I love the way they “scratch” the lower strings and give them more presence in the high-end. The overall result is a more balanced sound. Of course, it depends a lot on the way you hold your pick. The more you angle it, the more “scratch” you’ll get. If you hold your pick flat, you get none. The sound varies a lot between different picks in the range, too. But that’s due o the different shape of the tip. The sharper the tip, the cleaner the attack.
How Do They Feel?
Tagua is not a flexible material at all, meaning, these picks are as rigid as a guitar pick can be. If you’re used to playing with thicker picks, you’ll have no problem at all adjusting to them. Otherwise, you may need some getting used to. Fat Jazz is super fast thanks to its round tip and the way the side are angled into the tip. It’s followed by Fatty, Triakis, and Primate. The slowest of them all is Jazz III, but its main advantage over the other 4 is its superb control.
Howling Money Picks’ Unique Gripping Surface
The gripping surface is one of my favorite features of these picks. They call it “diamond pattern Pistol Grip”, which is very appropriate. Since the gripping surface is made by laser engraving it on top of the cut picks, they are not very consistent, making the picks even more unique than they already are. They all grip very well, but not too aggressively.
What Else Is In The Howling Monkey Pick’s Range?
In addition to the five picks I got, their range consists of 4 other picks:
- Standard – A 351 shaped pick, comes in either red or cyan.
- Saucer – A variation of 351 (standard), with a fully round tip, comes in blue.
- Triforce – A triangle pick, a bigger version of Triakis, it comes in Pink.
- Antonios – Named after the player who originally ordered it as a custom pick: Antonios Kalogeris. The most interesting design, that I regret not buying. It resembles the Primate, with carvings on the sides and the middle spelling “TF”, which are the initials of the designer’s stage name – Tsiou Flaw.
Every Howling Monkey Pick cost $7, except for Primate which cost $5, Triforce, which cost $8.5, and Antonios which costs $10. It may sound expensive, but considering the costs of the material, and that they are hand made making this price very fair. When you add their durability and unique sound to the mix, you get a pretty great deal. Additionally, there are two samplers you can get:
- Mixed Nuts: Choose 4 picks out of Standard, Jazz III, Fat Jazz, Fatty, Triakis, and Saucer for $25 (instead of $28)

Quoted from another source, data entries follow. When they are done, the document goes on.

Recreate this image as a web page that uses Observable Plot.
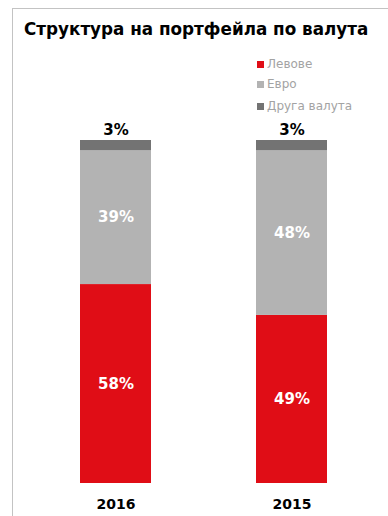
<!DOCTYPE html>
<html>
<head>
<meta charset="utf-8">
<script src="https://cdn.jsdelivr.net/npm/d3@7"></script>
<script src="https://cdn.jsdelivr.net/npm/@observablehq/plot@0.6"></script>
<style>
  html, body { margin: 0; padding: 0; background: #fff; }
  #wrap { position: relative; width: 388px; height: 516px; overflow: hidden; font-family: "DejaVu Sans", Verdana, sans-serif; }
  #frame { position: absolute; left: 12px; top: 8px; right: -2px; bottom: -2px; border-left: 1px solid #c3c3c3; border-top: 1px solid #c3c3c3; }
  #title { position: absolute; left: 24px; top: 19px; font-size: 16.8px; font-weight: bold; color: #000; white-space: nowrap; }
  #legend { position: absolute; left: 257px; top: 57px; font-size: 12px; color: #a3a3a3; }
  .row { position: absolute; left: 0; white-space: nowrap; display: flex; align-items: center; }
  .sw { width: 7px; height: 7px; margin-right: 3px; }
  #chart { position: absolute; left: 0; top: 110px; }
</style>
</head>
<body>
<div id="wrap">
  <div id="frame"></div>
  <div id="title">Структура на портфейла по валута</div>
  <div id="legend"></div>
  <div id="chart"></div>
</div>
<script>
const years = ["2016", "2015"];
const seriesNames = ["Левове", "Евро", "Друга валута"];
const levove = [58, 49];
const evro = [39, 48];
const druga = [3, 3];
const colors = ["#e00d16", "#b3b3b3", "#737373"];

const seriesValues = [levove, evro, druga];
const data = [];
seriesNames.forEach((s, si) => {
  years.forEach((y, yi) => data.push({year: y, series: s, value: seriesValues[si][yi]}));
});

// legend
const legend = document.getElementById("legend");
const legendTops = [0, 20, 42];
seriesNames.forEach((s, i) => {
  const row = document.createElement("div");
  row.className = "row";
  row.style.top = legendTops[i] + "px";
  row.innerHTML = `<span class="sw" style="background:${colors[i]}"></span><span>${s}</span>`;
  legend.appendChild(row);
});

const topName = seriesNames[seriesNames.length - 1];
const chart = Plot.plot({
  width: 388,
  height: 406,
  marginLeft: 26,
  marginRight: 8,
  marginTop: 30,
  marginBottom: 33,
  style: {fontFamily: "DejaVu Sans, Verdana, sans-serif", background: "transparent"},
  x: {domain: years, padding: 0.599, paddingOuter: 0.3, label: null, tickSize: 0, tickPadding: 16},
  y: {domain: [0, 100], axis: null},
  color: {domain: seriesNames, range: colors},
  marks: [
    Plot.barY(data, {x: "year", y: "value", fill: "series"}),
    Plot.text(data, Plot.stackY({
      x: "year", y: "value", z: "series",
      text: d => d.series === topName ? "" : d.value + "%",
      fill: "white", fontSize: 15, fontWeight: "bold"
    })),
    Plot.text(data, Plot.stackY2({
      x: "year", y: "value", z: "series",
      text: d => d.series === topName ? d.value + "%" : "",
      fill: "black", fontSize: 15, fontWeight: "bold", dy: -10
    }))
  ]
});
chart.querySelectorAll("[aria-label='x-axis tick label']").forEach(el => {
  el.setAttribute("font-weight", "bold");
  el.setAttribute("font-size", "14");
  el.setAttribute("fill", "#000");
});
document.getElementById("chart").appendChild(chart);
</script>
</body>
</html>
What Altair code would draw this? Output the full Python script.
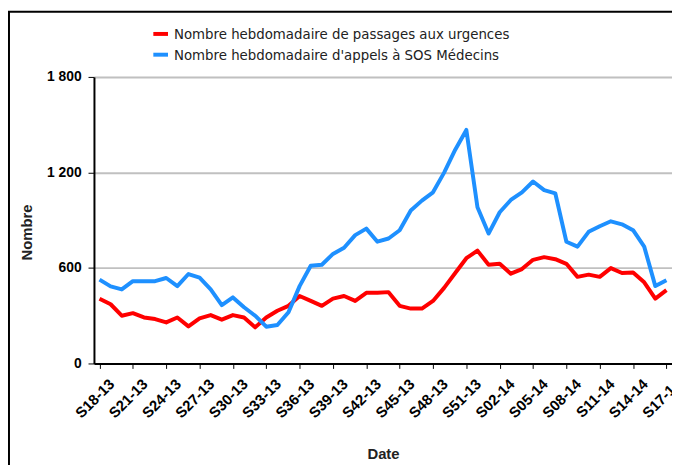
import altair as alt
import pandas as pd

weeks = [f"S{w:02d}-13" for w in range(18, 53)] + [f"S{w:02d}-14" for w in range(1, 18)]

urgences = [407, 372, 300, 316, 289, 279, 258, 289, 233, 283,
            304, 275, 304, 289, 227, 289, 331, 362, 424, 393,
            362, 407, 424, 393, 444, 444, 448, 362, 345, 345,
            393, 475, 568, 661, 709, 620, 626, 564, 593, 651,
            668, 655, 626, 544, 558, 544, 599, 568, 572, 510,
            407, 461]

sos = [527, 484, 465, 517, 517, 517, 537, 486, 562, 539,
       465, 366, 415, 353, 300, 231, 242, 322, 486, 614,
       620, 688, 727, 806, 847, 765, 785, 837, 961, 1023,
       1075, 1199, 1343, 1467, 981, 816, 950, 1027, 1075, 1143,
       1089, 1069, 765, 734, 827, 862, 893, 874, 837, 734,
       486, 523]

series_names = ["Nombre hebdomadaire de passages aux urgences",
                "Nombre hebdomadaire d'appels à SOS Médecins"]
series_colors = ["#ff0000", "#1e90ff"]
y_ticks = [0, 600, 1200, 1800]
x_label_weeks = weeks[::3]

df = pd.concat([
    pd.DataFrame({"Date": weeks, "Nombre": urgences, "serie": series_names[0], "ord": list(range(len(weeks)))}),
    pd.DataFrame({"Date": weeks, "Nombre": sos, "serie": series_names[1], "ord": list(range(len(weeks)))}),
])

FONT = "Liberation Sans, Arial"
LEG_FONT = "DejaVu Sans Condensed, Liberation Sans, Arial"

lines = alt.Chart(df).mark_line(strokeWidth=4, strokeJoin="round").encode(
    x=alt.X("Date:O", sort=weeks,
            scale=alt.Scale(type="point", padding=0.5),
            axis=alt.Axis(values=x_label_weeks, labelAngle=-45, labelAlign="right",
                          labelBaseline="top", labelFontSize=15, labelFontWeight="bold",
                          labelFont=FONT, labelColor="#000", tickSize=5, tickColor="#000",
                          tickWidth=1, domainColor="#000", domainWidth=2,
                          title="Date", titleFont=FONT, titleFontSize=15, titleFontWeight="bold",
                          titleColor="#222", titleY=84, grid=False, labelPadding=8,
                          labelOffset=7, labelBound=False, labelOverlap=False)),
    y=alt.Y("Nombre:Q", scale=alt.Scale(domain=[0, 1800], nice=False),
            axis=alt.Axis(values=y_ticks,
                          labelExpr="replace(format(datum.value, ','), ',', ' ')",
                          labelFontSize=14, labelFontWeight="bold", labelFont=FONT,
                          labelColor="#000", tickSize=6, tickColor="#000",
                          labelPadding=7,
                          domainColor="#000", domainWidth=2,
                          gridColor="#c0c0c0", gridWidth=2,
                          title="Nombre", titleFont=FONT, titleFontSize=15,
                          titleFontWeight="bold", titleColor="#222",
                          titleX=-60, titleY=157, titleAngle=-90)),
    color=alt.Color("serie:N", scale=alt.Scale(domain=series_names, range=series_colors),
                    legend=alt.Legend(title=None, orient="none", legendX=58, legendY=-53,
                                      symbolType="stroke", symbolStrokeWidth=4,
                                      symbolSize=220, labelFontSize=15,
                                      labelFont=LEG_FONT, labelColor="#222",
                                      labelLimit=0,
                                      rowPadding=3, labelOffset=4)),
    order="ord:Q",
)

frame = alt.Chart(pd.DataFrame({"a": [0]})).mark_rect(
    fill=None, stroke="#000", strokeWidth=2, clip=False
).encode(x=alt.value(-86), y=alt.value(-66), x2=alt.value(700), y2=alt.value(500))

chart = alt.layer(frame, lines).properties(
    width=585, height=290,
    padding={"left": 87, "top": 67, "right": 0, "bottom": 100},
    autosize=alt.AutoSizeParams(type="none"),
).configure_view(stroke="#000", strokeWidth=2).configure(background="white")

chart.save("out.html", embed_options={"renderer": "svg", "actions": False})
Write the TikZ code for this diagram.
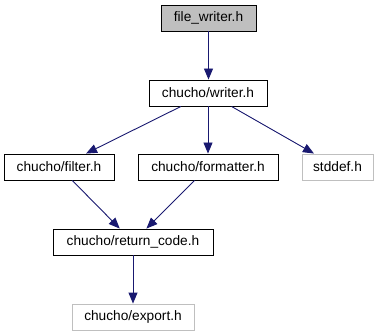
\documentclass[tikz,border=0pt]{standalone}
\usepackage{fontspec}
\setmainfont{Liberation Sans}
\usetikzlibrary{arrows.meta}
\definecolor{edgeblue}{HTML}{191970}
\definecolor{boxgray}{HTML}{BFBFBF}
\tikzset{
	hdr/.style={draw=black, fill=white, line width=0.9pt, minimum height=26pt, inner sep=0pt, font=\fontsize{13.7}{16}\selectfont},
	hdrroot/.style={hdr, fill=boxgray},
	hdrsys/.style={hdr, draw=boxgray},
	incl/.style={draw=edgeblue, line width=0.9pt, -{Triangle[length=11pt, width=9pt]}}
}

\begin{document}
\begin{tikzpicture}[x=1pt, y=-1pt]
		%%%%% START %%%%%
		\useasboundingbox (0, 0) rectangle (379, 336);
		
		\node[hdrroot, minimum width=95pt] (fw) at (208.5, 18) {file\_writer.h};
		\node[hdr, minimum width=118pt] (wr) at (208, 93) {chucho/writer.h};
		
		\node[hdr, minimum width=110pt] (flt) at (59, 167) {chucho/filter.h};
		\node[hdr, minimum width=140pt] (fmt) at (208, 167) {chucho/formatter.h};
		\node[hdrsys, minimum width=71pt] (sd) at (337.5, 167) {stddef.h};
		
		\node[hdr, minimum width=160pt] (rc) at (133, 242) {chucho/return\_code.h};
		\node[hdrsys, minimum width=122pt] (ex) at (133, 317) {chucho/export.h};
		
		\draw[incl] (fw) -- (fw |- wr.north);
		\draw[incl] (wr) -- (flt);
		\draw[incl] (wr) -- (fmt);
		\draw[incl] (wr) -- (sd);
		\draw[incl] (flt) -- (rc);
		\draw[incl] (fmt) -- (rc);
		\draw[incl] (rc) -- (ex);
		%%%%% END %%%%%
	\end{tikzpicture}
\end{document}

- All the Nuts: Primate, Standard, Jazz III, Fat Jazz, Fatty, Triakis, and Saucer for $43 (instead of $47)
What Are The Next Howling Monkey I’m Buying?
The next picks I’ll buy from Howling Monkey Picks will have to be Antonios and Saucer. I’m not a big fan of either Triangle or Standard picks. Saucer is a shape that’s becoming a lot more common with pick makers in the last few months, and it’s about time to see what all the fuss is about. And Antonios because just look at it!
Where To Buy Howling Monkey Picks From?
Howling Monkey Picks are available both on Etsy, and their website. As always, the best way to support your favorite pick makers is to buy from them directly. If you already decided to buy them, make sure to do it through the store on their website rather than through other merchants.
My favorite thing about this line of guitar picks is something I can’t put my finger on. They have some sort of attitude that makes them special. They are raw and brutal, and they can withstand an absurd amount of abuse without showing any sign of weakness.
Houling Monkey Picks - Full Review
These picks sound great and feel like nothing else I've ever tried. They can take an absurd amount of abuse, and come back without a scratch for another round. I love these picks, especially because there's nothing else in my collection that can do what they do.